• Set exercise: Of the lines below, how many hold the string "this"? Give only the number.

• Data shown:
====================
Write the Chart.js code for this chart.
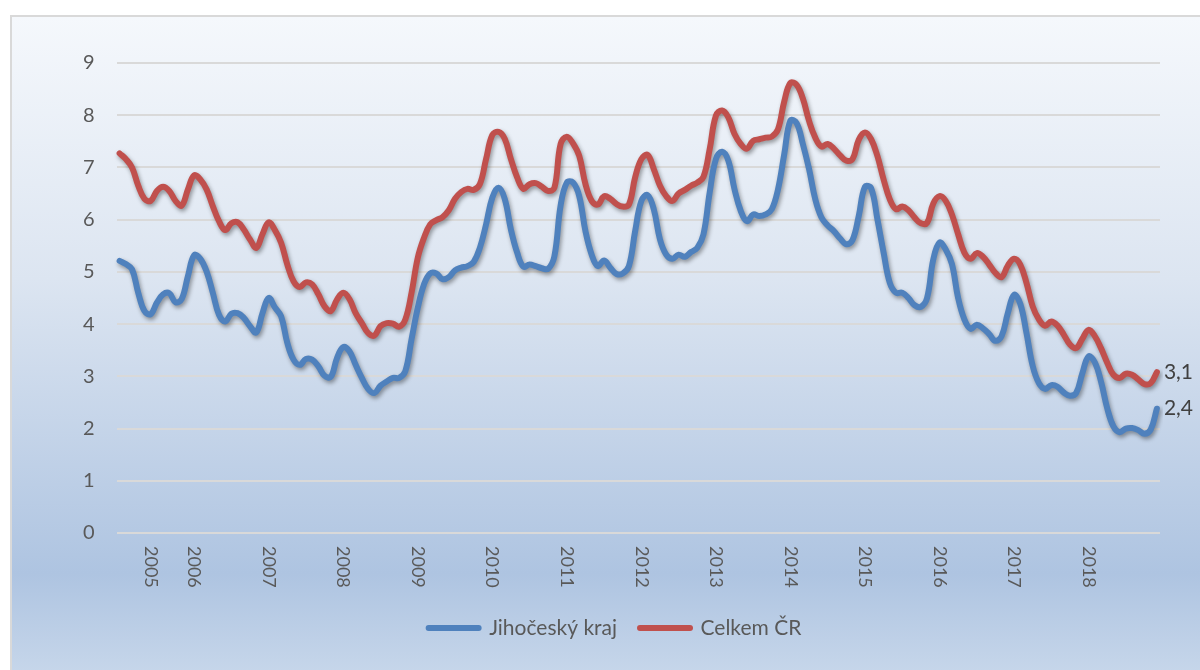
====================
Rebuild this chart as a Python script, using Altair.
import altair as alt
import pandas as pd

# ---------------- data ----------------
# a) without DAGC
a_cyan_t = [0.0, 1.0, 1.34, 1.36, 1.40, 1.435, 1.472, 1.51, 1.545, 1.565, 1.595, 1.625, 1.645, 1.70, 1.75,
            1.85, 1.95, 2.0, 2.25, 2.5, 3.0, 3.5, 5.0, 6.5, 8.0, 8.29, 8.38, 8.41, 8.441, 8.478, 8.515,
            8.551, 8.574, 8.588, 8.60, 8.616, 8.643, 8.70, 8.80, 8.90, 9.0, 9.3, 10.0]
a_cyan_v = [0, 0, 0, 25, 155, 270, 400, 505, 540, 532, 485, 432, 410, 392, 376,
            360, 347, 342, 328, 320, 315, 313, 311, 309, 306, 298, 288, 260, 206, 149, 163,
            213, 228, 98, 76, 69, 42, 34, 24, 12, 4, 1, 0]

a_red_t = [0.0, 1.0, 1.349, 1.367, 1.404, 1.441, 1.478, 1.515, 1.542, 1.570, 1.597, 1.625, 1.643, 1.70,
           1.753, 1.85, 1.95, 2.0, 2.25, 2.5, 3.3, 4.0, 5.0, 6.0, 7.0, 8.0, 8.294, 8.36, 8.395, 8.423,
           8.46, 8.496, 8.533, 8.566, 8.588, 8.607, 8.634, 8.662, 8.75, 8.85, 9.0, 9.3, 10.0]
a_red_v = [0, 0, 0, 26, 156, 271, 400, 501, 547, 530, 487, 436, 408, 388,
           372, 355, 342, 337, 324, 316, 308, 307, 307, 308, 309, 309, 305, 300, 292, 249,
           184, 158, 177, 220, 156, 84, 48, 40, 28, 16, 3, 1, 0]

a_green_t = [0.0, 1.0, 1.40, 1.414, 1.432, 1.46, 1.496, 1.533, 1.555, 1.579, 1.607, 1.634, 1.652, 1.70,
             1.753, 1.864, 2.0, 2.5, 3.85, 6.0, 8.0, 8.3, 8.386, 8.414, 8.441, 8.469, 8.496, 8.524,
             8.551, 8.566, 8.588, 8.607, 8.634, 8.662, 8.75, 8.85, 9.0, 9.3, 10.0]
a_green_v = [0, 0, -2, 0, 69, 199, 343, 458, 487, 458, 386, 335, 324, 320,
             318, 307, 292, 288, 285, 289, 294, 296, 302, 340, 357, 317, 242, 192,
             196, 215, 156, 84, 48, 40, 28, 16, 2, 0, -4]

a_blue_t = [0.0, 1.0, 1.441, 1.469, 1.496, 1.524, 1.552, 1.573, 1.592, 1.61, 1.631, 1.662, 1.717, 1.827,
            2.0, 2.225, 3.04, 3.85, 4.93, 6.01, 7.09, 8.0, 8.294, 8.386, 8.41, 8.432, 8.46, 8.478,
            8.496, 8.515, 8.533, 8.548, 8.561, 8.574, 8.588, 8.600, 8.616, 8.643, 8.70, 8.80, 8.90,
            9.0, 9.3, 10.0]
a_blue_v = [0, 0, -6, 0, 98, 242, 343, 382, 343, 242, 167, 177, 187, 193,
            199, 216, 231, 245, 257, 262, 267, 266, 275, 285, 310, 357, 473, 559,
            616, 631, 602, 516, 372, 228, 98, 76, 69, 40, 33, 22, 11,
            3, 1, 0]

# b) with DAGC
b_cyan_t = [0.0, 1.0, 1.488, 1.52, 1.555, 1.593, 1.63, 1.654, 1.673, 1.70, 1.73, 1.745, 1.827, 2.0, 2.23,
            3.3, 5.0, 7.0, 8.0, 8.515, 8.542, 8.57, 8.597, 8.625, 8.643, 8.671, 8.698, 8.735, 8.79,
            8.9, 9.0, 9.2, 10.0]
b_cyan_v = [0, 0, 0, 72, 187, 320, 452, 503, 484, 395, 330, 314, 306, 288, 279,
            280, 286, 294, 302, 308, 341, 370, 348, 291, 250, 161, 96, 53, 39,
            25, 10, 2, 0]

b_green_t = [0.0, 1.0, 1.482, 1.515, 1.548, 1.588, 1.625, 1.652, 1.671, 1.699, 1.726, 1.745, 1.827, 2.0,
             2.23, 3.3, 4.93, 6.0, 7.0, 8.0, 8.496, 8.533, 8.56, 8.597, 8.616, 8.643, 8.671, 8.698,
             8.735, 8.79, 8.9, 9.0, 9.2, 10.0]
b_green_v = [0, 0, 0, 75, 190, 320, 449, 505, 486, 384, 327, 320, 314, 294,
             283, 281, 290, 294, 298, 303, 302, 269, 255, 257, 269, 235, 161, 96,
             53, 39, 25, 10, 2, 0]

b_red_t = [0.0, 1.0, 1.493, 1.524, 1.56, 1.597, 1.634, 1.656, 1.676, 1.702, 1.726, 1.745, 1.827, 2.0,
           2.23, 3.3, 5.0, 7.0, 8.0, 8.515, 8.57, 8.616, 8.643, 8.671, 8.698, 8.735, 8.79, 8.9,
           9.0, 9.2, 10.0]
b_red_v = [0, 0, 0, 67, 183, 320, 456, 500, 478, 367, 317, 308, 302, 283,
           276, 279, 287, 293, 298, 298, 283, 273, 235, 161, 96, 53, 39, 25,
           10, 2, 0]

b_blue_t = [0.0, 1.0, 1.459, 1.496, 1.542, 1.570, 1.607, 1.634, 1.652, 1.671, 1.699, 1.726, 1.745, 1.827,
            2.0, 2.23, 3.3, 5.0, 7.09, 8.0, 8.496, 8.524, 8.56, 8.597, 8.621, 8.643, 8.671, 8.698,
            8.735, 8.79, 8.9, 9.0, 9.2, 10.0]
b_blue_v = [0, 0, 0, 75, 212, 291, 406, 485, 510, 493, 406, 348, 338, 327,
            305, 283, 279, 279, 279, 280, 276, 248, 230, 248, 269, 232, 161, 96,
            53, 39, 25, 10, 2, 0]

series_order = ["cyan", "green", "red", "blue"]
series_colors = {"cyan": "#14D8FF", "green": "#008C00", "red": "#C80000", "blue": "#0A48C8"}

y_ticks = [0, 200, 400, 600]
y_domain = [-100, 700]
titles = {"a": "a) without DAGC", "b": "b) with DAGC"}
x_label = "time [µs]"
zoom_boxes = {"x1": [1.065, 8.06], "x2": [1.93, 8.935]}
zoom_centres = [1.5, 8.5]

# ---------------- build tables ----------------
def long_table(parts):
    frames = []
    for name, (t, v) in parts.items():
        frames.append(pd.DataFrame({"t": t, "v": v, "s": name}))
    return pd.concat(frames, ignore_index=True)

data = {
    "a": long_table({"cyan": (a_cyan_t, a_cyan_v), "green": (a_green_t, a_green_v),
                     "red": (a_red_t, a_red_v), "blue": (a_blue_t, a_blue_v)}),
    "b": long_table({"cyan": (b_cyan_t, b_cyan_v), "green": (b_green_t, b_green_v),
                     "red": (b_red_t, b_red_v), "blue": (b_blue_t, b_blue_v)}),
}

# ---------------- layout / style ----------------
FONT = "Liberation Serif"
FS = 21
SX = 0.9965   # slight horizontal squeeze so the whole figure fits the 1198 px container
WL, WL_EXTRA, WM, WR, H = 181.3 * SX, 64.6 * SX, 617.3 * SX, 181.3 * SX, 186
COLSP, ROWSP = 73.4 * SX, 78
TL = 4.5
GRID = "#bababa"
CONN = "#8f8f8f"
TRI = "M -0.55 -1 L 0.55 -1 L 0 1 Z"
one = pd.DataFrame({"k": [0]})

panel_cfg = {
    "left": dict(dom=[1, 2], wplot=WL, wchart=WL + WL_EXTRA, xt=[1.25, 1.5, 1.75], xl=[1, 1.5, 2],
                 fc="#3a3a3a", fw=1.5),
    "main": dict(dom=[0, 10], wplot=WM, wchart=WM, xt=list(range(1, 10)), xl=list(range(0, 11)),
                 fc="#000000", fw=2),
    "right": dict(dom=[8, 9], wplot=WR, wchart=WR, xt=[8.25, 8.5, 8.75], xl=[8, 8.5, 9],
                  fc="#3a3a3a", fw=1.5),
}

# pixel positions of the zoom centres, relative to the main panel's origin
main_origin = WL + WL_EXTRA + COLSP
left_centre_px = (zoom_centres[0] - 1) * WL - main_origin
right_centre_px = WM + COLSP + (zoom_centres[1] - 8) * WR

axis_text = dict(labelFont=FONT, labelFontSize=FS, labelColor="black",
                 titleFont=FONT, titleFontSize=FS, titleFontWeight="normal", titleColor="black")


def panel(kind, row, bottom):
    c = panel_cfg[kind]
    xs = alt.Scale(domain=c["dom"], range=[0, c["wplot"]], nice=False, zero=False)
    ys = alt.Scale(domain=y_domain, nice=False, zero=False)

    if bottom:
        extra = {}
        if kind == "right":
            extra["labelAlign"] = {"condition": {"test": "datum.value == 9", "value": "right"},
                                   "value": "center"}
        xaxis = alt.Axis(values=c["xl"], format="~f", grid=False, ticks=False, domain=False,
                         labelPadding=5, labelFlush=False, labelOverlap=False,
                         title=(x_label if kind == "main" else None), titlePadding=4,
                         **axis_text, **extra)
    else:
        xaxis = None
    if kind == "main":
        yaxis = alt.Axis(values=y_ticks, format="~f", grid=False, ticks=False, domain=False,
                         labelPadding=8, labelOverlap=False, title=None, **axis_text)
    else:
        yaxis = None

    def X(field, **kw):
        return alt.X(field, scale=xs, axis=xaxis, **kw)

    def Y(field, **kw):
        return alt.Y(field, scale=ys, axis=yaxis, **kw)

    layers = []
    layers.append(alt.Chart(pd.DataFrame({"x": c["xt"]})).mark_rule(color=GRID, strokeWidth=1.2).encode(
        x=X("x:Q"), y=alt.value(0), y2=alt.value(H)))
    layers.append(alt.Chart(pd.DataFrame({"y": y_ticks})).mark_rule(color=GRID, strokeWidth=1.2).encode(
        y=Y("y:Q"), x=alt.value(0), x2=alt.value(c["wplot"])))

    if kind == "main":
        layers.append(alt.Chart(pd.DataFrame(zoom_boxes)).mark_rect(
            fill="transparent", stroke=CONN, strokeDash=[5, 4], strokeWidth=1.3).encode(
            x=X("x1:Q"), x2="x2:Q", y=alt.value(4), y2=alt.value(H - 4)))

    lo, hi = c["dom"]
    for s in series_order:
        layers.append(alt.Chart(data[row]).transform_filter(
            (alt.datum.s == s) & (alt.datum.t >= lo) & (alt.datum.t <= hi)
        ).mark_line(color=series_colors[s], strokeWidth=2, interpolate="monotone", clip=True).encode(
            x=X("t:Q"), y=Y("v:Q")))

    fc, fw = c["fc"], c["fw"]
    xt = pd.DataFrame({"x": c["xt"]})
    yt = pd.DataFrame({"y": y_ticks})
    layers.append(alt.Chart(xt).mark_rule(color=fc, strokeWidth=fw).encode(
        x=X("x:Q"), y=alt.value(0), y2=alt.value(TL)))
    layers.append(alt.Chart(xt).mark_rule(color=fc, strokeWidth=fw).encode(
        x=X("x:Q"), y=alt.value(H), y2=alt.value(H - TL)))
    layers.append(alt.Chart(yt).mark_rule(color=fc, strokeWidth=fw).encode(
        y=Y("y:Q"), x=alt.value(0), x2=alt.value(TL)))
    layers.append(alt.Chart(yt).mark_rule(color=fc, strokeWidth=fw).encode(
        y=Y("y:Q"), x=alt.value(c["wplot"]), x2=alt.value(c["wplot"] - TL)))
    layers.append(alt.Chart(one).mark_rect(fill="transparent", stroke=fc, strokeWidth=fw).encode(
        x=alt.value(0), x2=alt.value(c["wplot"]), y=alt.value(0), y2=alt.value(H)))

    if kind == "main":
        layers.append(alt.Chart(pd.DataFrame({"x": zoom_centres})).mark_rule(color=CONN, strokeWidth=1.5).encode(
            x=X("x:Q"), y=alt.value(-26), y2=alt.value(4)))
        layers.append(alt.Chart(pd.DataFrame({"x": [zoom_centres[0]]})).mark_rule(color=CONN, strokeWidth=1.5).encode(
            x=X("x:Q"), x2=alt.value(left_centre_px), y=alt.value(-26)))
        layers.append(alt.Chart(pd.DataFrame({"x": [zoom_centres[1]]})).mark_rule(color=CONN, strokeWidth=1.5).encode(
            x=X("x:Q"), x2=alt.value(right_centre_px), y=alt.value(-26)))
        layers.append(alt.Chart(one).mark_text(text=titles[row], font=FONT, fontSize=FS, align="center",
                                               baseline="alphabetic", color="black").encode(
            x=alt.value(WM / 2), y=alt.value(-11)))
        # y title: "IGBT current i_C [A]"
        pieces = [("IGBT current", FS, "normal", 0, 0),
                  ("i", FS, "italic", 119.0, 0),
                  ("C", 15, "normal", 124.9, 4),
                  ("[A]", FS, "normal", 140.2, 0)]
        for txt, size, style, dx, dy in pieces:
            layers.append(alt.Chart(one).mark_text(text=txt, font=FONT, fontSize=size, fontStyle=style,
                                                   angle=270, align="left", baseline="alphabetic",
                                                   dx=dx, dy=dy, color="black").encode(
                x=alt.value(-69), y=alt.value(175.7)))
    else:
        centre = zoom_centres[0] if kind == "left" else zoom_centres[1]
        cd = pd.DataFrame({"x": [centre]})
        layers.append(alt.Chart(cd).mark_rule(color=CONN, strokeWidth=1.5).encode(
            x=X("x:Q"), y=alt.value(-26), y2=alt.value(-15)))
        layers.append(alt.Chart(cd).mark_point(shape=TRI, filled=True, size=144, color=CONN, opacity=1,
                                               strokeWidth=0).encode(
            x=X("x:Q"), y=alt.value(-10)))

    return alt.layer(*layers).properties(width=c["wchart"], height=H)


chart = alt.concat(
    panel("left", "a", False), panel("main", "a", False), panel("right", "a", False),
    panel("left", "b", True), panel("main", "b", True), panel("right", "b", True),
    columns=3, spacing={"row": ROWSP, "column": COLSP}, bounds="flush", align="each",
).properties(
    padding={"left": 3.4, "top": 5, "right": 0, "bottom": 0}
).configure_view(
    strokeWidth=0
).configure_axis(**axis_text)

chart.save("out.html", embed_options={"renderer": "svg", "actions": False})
====================
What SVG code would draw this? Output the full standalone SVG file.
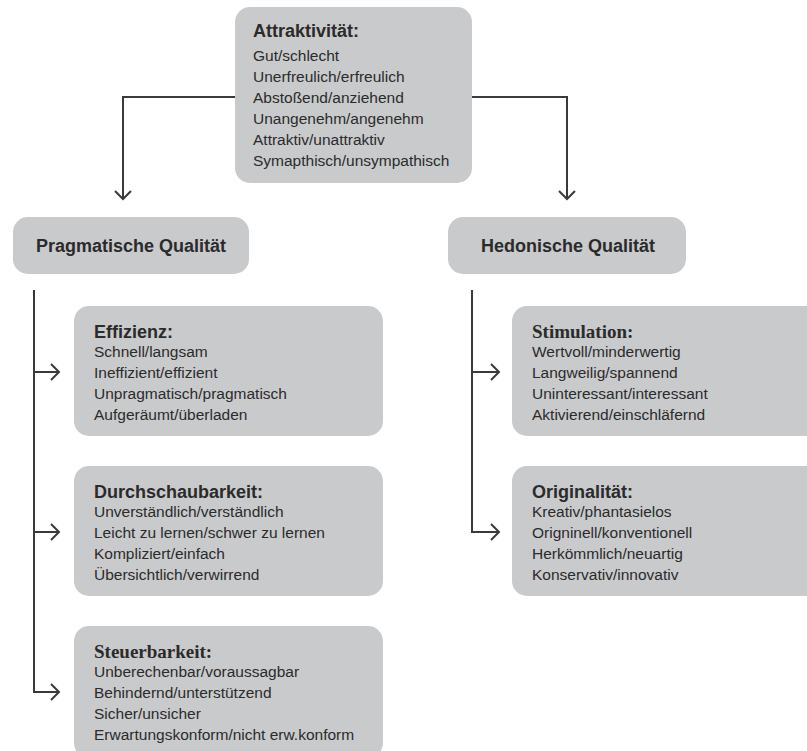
====================
• Complete output: 3